Your dog treats your mother-in-law as an object of desire, snarls at your guests when they dare to move and ignores you by licking himself whenever you try to teach him better manners. You're at the end of your rope and ready to dump him, but don't despair. Help is as near as Ian Awbrey, a dog trainer who has helped people deal with dog behavior problems for over a decade.

You can probably find him at his store, Highland Pet Supply, where he might be up to his elbows in soapy water helping his customers bathe their wayward dogs in the self-service bath. Or you might find him at his training center teaching manners to cute but mischievous puppies. Or he could be in the park helping a troubled pooch deal with the existence of other dogs invading his universe. Individual and group training takes place at Ian's Highland Pet Supply Training Center in the Midtown Outlets near Piedmont Park. "Of course we do basic dog training, but our main focus is teaching people how to manage their animals from the time they wake up in the morning until they go to bed at night," said Ian. "It's not just 'sit' and 'stay.' We help people problem-solve." Ian has owned Highland Pet Supply, located at 1186 N. Highland Ave., for eight years. "We carry the upper echelon of dog foods and try to educate our customers on how to take care of their pets and keep them healthy," explained Ian of his store's philosophy. "I think we have a nice little package with the store and the training."

Ian holds group classes on weeknights that run for five consecutive weeks, and gives individual classes during the day, training between 500 and 600 dogs a year.

He has four dogs of his own - two border collies, a pit bull and an Australian shepherd. He and his dogs herd sheep competitively and compete in Frisbee tournaments. "I enjoy working my dogs and we also help people if they want to learn dog sports," he said. "But our main focus is teaching people how to live with their pets on a day-to-day basis." Some of Ian's favorite subjects to train are puppies.

"I love to teach puppies. They are wide open. They're a blank slate and they want to learn," he said. "They're experimenting with the world and if you help set things up properly, you'll end up with wonderful dogs."

Perhaps the most unique and fun aspect of the store is its self-serve dog wash, located in a 400-square-foot tiled area with elevated tubs and drying tables.

"It's entertaining just to watch owners and their dogs taking baths," said longtime customer Stuart Noel with a laugh.

Store manager Toni Barry has worked with Ian for six years and also helps with training.

"Everything I know about training, I learned from Ian," said Toni, who admits she gets a lot of experience training dogs in the store as well. "I do a ton of over-the-counter training with our customers."

Toni's own dogs are an Australian cattle dog mix and a border collie she has worked with in Frisbee competition and herding. Last year a trio was formed, when a German shepherd/boxer mix showed up on her porch.

"He's learning Frisbee, but what he needed most was just manners," said Toni. "I've taught him to be a good social dog around the store because he's there with me all the time. He's good about helping dogs that are fearful of or aggressive toward other dogs. He speaks good dog."

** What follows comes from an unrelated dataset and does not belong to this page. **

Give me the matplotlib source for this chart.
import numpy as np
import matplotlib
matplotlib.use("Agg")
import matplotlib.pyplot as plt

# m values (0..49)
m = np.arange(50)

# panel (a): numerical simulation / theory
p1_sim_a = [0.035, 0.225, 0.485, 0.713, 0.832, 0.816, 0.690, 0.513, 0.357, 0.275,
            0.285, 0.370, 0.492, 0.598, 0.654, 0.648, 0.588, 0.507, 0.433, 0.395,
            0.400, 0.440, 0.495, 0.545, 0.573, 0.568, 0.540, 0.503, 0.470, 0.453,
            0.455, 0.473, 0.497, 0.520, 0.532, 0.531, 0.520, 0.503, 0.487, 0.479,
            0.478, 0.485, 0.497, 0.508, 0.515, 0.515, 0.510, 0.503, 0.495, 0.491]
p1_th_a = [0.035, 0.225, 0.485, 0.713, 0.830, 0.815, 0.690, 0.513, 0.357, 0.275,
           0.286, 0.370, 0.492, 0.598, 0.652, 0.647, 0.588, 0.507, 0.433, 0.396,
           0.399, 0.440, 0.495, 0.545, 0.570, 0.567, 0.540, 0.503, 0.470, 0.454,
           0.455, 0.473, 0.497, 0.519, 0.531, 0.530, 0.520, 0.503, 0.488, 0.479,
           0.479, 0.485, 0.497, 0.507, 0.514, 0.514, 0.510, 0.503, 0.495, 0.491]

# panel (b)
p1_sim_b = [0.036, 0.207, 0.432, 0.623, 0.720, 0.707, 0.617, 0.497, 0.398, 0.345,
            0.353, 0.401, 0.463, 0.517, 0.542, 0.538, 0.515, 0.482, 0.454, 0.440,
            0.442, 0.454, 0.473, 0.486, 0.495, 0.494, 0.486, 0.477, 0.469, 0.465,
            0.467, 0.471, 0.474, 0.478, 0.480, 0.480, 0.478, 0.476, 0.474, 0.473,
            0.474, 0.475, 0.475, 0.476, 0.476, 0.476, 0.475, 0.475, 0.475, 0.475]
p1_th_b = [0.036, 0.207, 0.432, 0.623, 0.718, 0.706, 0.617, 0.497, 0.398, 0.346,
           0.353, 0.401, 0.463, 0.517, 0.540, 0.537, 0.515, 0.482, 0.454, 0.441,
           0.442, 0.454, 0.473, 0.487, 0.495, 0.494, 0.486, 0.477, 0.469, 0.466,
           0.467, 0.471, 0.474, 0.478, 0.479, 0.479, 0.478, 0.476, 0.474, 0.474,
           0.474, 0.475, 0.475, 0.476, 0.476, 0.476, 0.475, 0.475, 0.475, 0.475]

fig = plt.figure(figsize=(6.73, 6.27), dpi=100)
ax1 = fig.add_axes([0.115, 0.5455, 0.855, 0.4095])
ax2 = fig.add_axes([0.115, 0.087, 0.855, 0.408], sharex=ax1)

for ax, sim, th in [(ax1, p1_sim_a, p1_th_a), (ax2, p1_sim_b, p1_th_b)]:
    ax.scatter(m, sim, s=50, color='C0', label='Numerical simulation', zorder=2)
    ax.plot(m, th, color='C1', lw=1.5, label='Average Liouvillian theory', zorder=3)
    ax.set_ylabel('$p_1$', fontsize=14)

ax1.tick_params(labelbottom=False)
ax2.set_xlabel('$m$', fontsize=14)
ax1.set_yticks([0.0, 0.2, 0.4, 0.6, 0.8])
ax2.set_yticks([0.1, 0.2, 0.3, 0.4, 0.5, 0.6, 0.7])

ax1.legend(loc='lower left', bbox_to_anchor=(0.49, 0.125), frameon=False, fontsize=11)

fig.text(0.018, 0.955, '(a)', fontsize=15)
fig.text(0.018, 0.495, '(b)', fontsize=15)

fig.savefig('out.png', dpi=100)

Stuart's dogs, George and Duncan, went through Ian's training class when they were young and Stuart said the training certainly paid off. Now he says the staff asks about the two dogs by name.

"Ian's very energetic and innovative in his approach and dogs really respond to him," Stuart said. "To this day, if my dogs misbehave, I tell them that Mr. Ian would be disappointed in them. Maybe it's my tone of voice, but they look so remorseful."